Have you ever wished you could just be someone else for a day? That you could make all your worries, disappointments, pressure and “to do” list simply disappears?
Do you think about what would have happened if you had made other choices in life, where would you be today?
I know I do sometimes.
Our teen girls are at a point in life when they are trying to figure out, on a daily basis, who they are. They think about what choices they are going to make and what impact these choices are going to have on their social life, love life (or, if they will have one), academic future and identity. This is a lot of pressure to handle.
This coming weekend is Halloween here in the US. Growing up in Israel, Halloween was a non-event – no one even knew about it. But we had our own holiday later in the year, Purim, where we got to dress up. I was never a fan of dressing up (probably something I should look into), but I do remember the push to try on a different look.
I won’t lie. When I see all the advertisements for girls’ and women’s costumes, I cringe inside. They are all overly sexualized and lack creativity. While I wish the selection was very different, I also know we need to give space for our girls to experiment with dressing more provocatively. Why? Because checking out their sexuality and playing with how they dress is one of the things that they need to go through as a teen. I remember the endless conversations with my mother around whether my choice of clothes was modest or not. Do you?
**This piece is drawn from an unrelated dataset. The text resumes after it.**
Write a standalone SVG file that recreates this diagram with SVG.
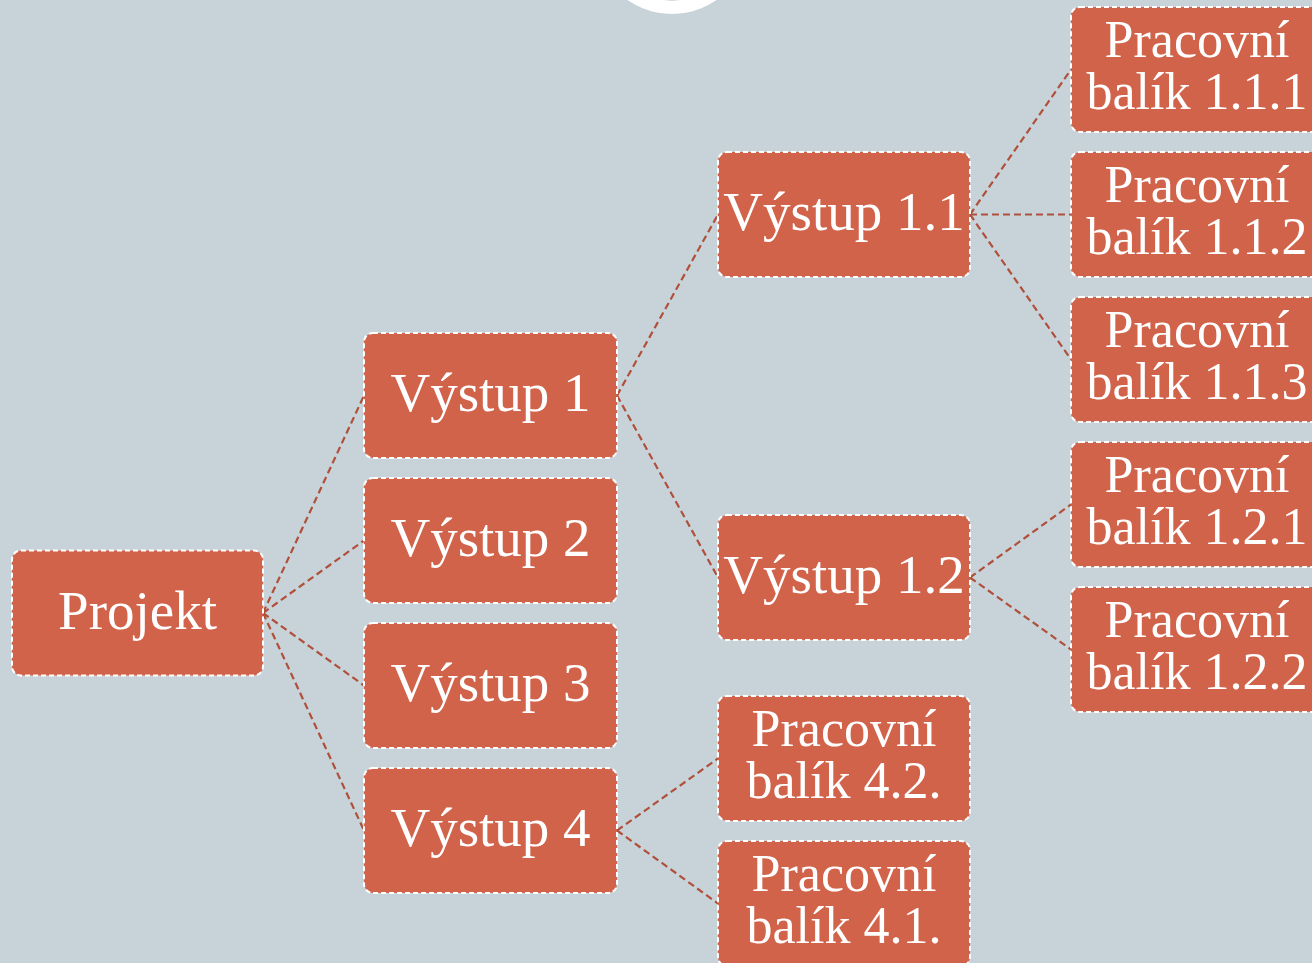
<svg xmlns="http://www.w3.org/2000/svg" width="1312" height="963" viewBox="0 0 1312 963">
<style>
.bg{fill:#c8d3d9}
.box{fill:#d1634a;stroke:#ffffff;stroke-width:2;stroke-dasharray:5 3}
.t{fill:#ffffff;font-family:"Liberation Serif","DejaVu Serif",serif;text-anchor:middle}
.s{font-size:55px}
.d{font-size:52px}
.c{fill:none;stroke:#b0503b;stroke-width:2.2;stroke-dasharray:7 4}
</style>
<rect class="bg" x="0" y="0" width="1312" height="963"/>
<g id="top-circle">
<circle cx="672" cy="-64" r="78" fill="#ffffff"/>
<circle cx="672" cy="-64" r="64.5" fill="#9fb3b9"/>
</g>
<g id="connectors">
<line class="c" x1="263" y1="613" x2="364" y2="395.5"/>
<line class="c" x1="263" y1="613" x2="364" y2="540.5"/>
<line class="c" x1="263" y1="613" x2="364" y2="685.5"/>
<line class="c" x1="263" y1="613" x2="364" y2="830.5"/>
<line class="c" x1="617" y1="395.5" x2="718" y2="214.5"/>
<line class="c" x1="617" y1="395.5" x2="718" y2="577.5"/>
<line class="c" x1="617" y1="830.5" x2="718" y2="758.5"/>
<line class="c" x1="617" y1="830.5" x2="718" y2="903.5"/>
<line class="c" x1="970" y1="214.5" x2="1071" y2="69.5"/>
<line class="c" x1="970" y1="214.5" x2="1071" y2="214.5"/>
<line class="c" x1="970" y1="214.5" x2="1071" y2="359.5"/>
<line class="c" x1="970" y1="577.5" x2="1071" y2="504.5"/>
<line class="c" x1="970" y1="577.5" x2="1071" y2="649.5"/>
</g>
<g id="projekt"><rect class="box" x="12" y="550.5" width="251" height="125" rx="9"/><text class="t s" x="137.5" y="629">Projekt</text></g>
<g id="vystup1"><rect class="box" x="364" y="333" width="253" height="125" rx="9"/><text class="t s" x="490.5" y="411">Výstup 1</text></g>
<g id="vystup2"><rect class="box" x="364" y="478" width="253" height="125" rx="9"/><text class="t s" x="490.5" y="556">Výstup 2</text></g>
<g id="vystup3"><rect class="box" x="364" y="623" width="253" height="125" rx="9"/><text class="t s" x="490.5" y="701">Výstup 3</text></g>
<g id="vystup4"><rect class="box" x="364" y="768" width="253" height="125" rx="9"/><text class="t s" x="490.5" y="846">Výstup 4</text></g>
<g id="vystup11"><rect class="box" x="718" y="152" width="252" height="125" rx="9"/><text class="t s" x="844" y="230">Výstup 1.1</text></g>
<g id="vystup12"><rect class="box" x="718" y="515" width="252" height="125" rx="9"/><text class="t s" x="844" y="593">Výstup 1.2</text></g>
<g id="balik42"><rect class="box" x="718" y="696" width="252" height="125" rx="9"/><text class="t d" x="844" y="746">Pracovní</text><text class="t d" x="844" y="798">balík 4.2.</text></g>
<g id="balik41"><rect class="box" x="718" y="841" width="252" height="125" rx="9"/><text class="t d" x="844" y="891">Pracovní</text><text class="t d" x="844" y="943">balík 4.1.</text></g>
<g id="balik111"><rect class="box" x="1071" y="7" width="252" height="125" rx="9"/><text class="t d" x="1197" y="57">Pracovní</text><text class="t d" x="1197" y="109">balík 1.1.1</text></g>
<g id="balik112"><rect class="box" x="1071" y="152" width="252" height="125" rx="9"/><text class="t d" x="1197" y="202">Pracovní</text><text class="t d" x="1197" y="254">balík 1.1.2</text></g>
<g id="balik113"><rect class="box" x="1071" y="297" width="252" height="125" rx="9"/><text class="t d" x="1197" y="347">Pracovní</text><text class="t d" x="1197" y="399">balík 1.1.3</text></g>
<g id="balik121"><rect class="box" x="1071" y="442" width="252" height="125" rx="9"/><text class="t d" x="1197" y="492">Pracovní</text><text class="t d" x="1197" y="544">balík 1.2.1</text></g>
<g id="balik122"><rect class="box" x="1071" y="587" width="252" height="125" rx="9"/><text class="t d" x="1197" y="637">Pracovní</text><text class="t d" x="1197" y="689">balík 1.2.2</text></g>
</svg>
As you approach this weekend and observe your daughter’s choice of costume, I want you to remember a few things:
1. This is an opportunity for your daughter to try on her sexual persona, without being judged or shamed by her peers.
2. This does not mean that there should not be boundaries for what is appropriate.
3. Notice what choices your daughter is making, and use them as an opening for a meaningful conversation – not a lecture.
Wishing you a weekend where you too can to be someone who you always wanted to be for a day.